**** Data for the task ****

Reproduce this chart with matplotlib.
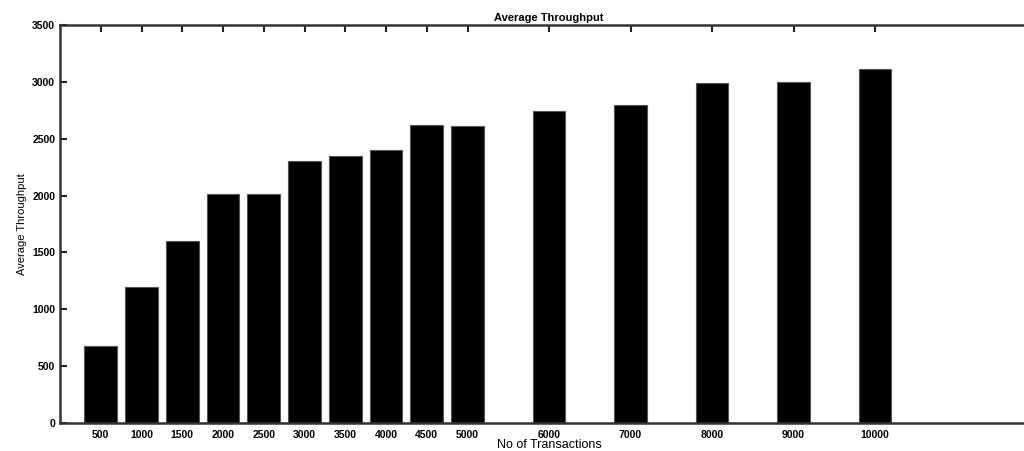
import matplotlib
matplotlib.use("Agg")
import matplotlib.pyplot as plt

transactions = [500, 1000, 1500, 2000, 2500, 3000, 3500, 4000, 4500, 5000,
                6000, 7000, 8000, 9000, 10000]
throughput = [680, 1200, 1600, 2010, 2010, 2300, 2350, 2400, 2620, 2610,
              2740, 2800, 2990, 3000, 3110]
tick_labels = [str(t) for t in transactions]
y_ticks = [0, 500, 1000, 1500, 2000, 2500, 3000, 3500]

plt.rcParams['font.family'] = ['Liberation Sans', 'DejaVu Sans']

fig = plt.figure(figsize=(10.24, 4.51), dpi=100)
ax = fig.add_axes([60 / 1024, 28 / 451, 978 / 1024, 398 / 451])

# bars sit above the inward bottom ticks, which they hide
ax.bar(transactions, throughput, width=400, color='black',
       edgecolor='#555555', linewidth=0.8, zorder=3)

ax.set_xlim(0, 12000)
ax.set_ylim(0, 3500)
ax.set_xticks(transactions)
ax.set_xticklabels(tick_labels)
ax.set_yticks(y_ticks)

ax.tick_params(axis='both', direction='in', length=5, width=1.5,
               labelsize=7.5, top=True, right=True, color='#222222')
ax.tick_params(axis='x', pad=5)
for lbl in ax.get_xticklabels() + ax.get_yticklabels():
    lbl.set_fontweight('bold')

for s in ax.spines.values():
    s.set_linewidth(1.8)
    s.set_color('#333333')
    s.set_zorder(4)

ax.set_title('Average Throughput', fontsize=8, fontweight='bold', pad=3)
ax.set_xlabel('No of Transactions', fontsize=9, labelpad=-1)
ax.set_ylabel('Average Throughput', fontsize=8, labelpad=4)

fig.savefig('out.png', dpi=100)
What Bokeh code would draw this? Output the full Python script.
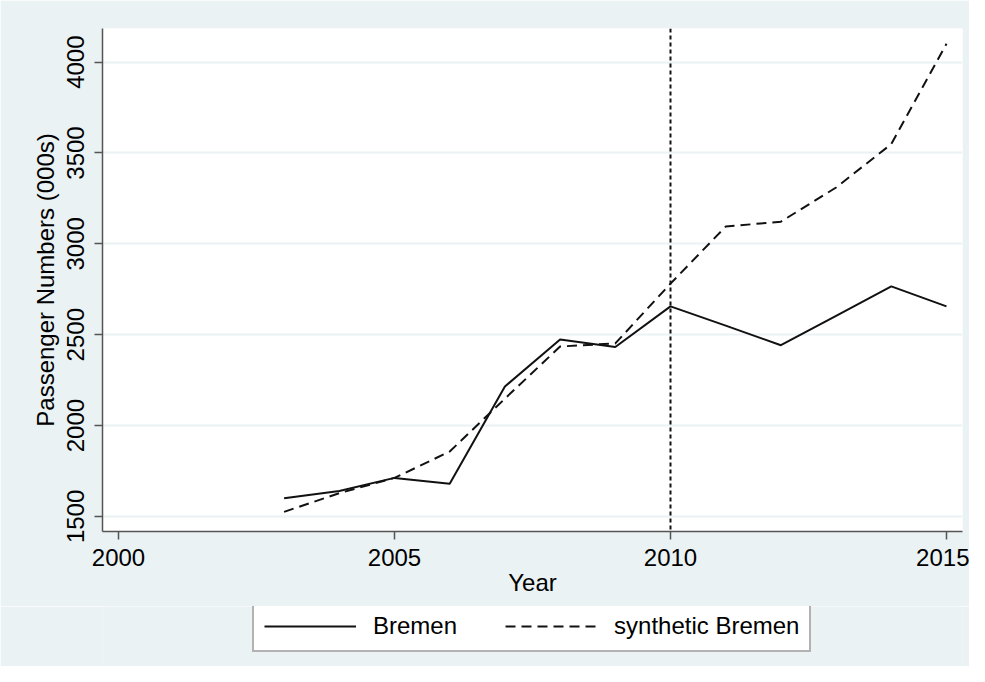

****

• Set exercise
Images in the records should not be copied. Repeat all the rest exactly.

• Answer to this task
Reproduce this chart with matplotlib.
import matplotlib
matplotlib.use("Agg")
import matplotlib.pyplot as plt

transactions = [500, 1000, 1500, 2000, 2500, 3000, 3500, 4000, 4500, 5000,
                6000, 7000, 8000, 9000, 10000]
throughput = [680, 1200, 1600, 2010, 2010, 2300, 2350, 2400, 2620, 2610,
              2740, 2800, 2990, 3000, 3110]
tick_labels = [str(t) for t in transactions]
y_ticks = [0, 500, 1000, 1500, 2000, 2500, 3000, 3500]

plt.rcParams['font.family'] = ['Liberation Sans', 'DejaVu Sans']

fig = plt.figure(figsize=(10.24, 4.51), dpi=100)
ax = fig.add_axes([60 / 1024, 28 / 451, 978 / 1024, 398 / 451])

# bars sit above the inward bottom ticks, which they hide
ax.bar(transactions, throughput, width=400, color='black',
       edgecolor='#555555', linewidth=0.8, zorder=3)

ax.set_xlim(0, 12000)
ax.set_ylim(0, 3500)
ax.set_xticks(transactions)
ax.set_xticklabels(tick_labels)
ax.set_yticks(y_ticks)

ax.tick_params(axis='both', direction='in', length=5, width=1.5,
               labelsize=7.5, top=True, right=True, color='#222222')
ax.tick_params(axis='x', pad=5)
for lbl in ax.get_xticklabels() + ax.get_yticklabels():
    lbl.set_fontweight('bold')

for s in ax.spines.values():
    s.set_linewidth(1.8)
    s.set_color('#333333')
    s.set_zorder(4)

ax.set_title('Average Throughput', fontsize=8, fontweight='bold', pad=3)
ax.set_xlabel('No of Transactions', fontsize=9, labelpad=-1)
ax.set_ylabel('Average Throughput', fontsize=8, labelpad=4)

fig.savefig('out.png', dpi=100)
What Bokeh code would draw this? Output the full Python script.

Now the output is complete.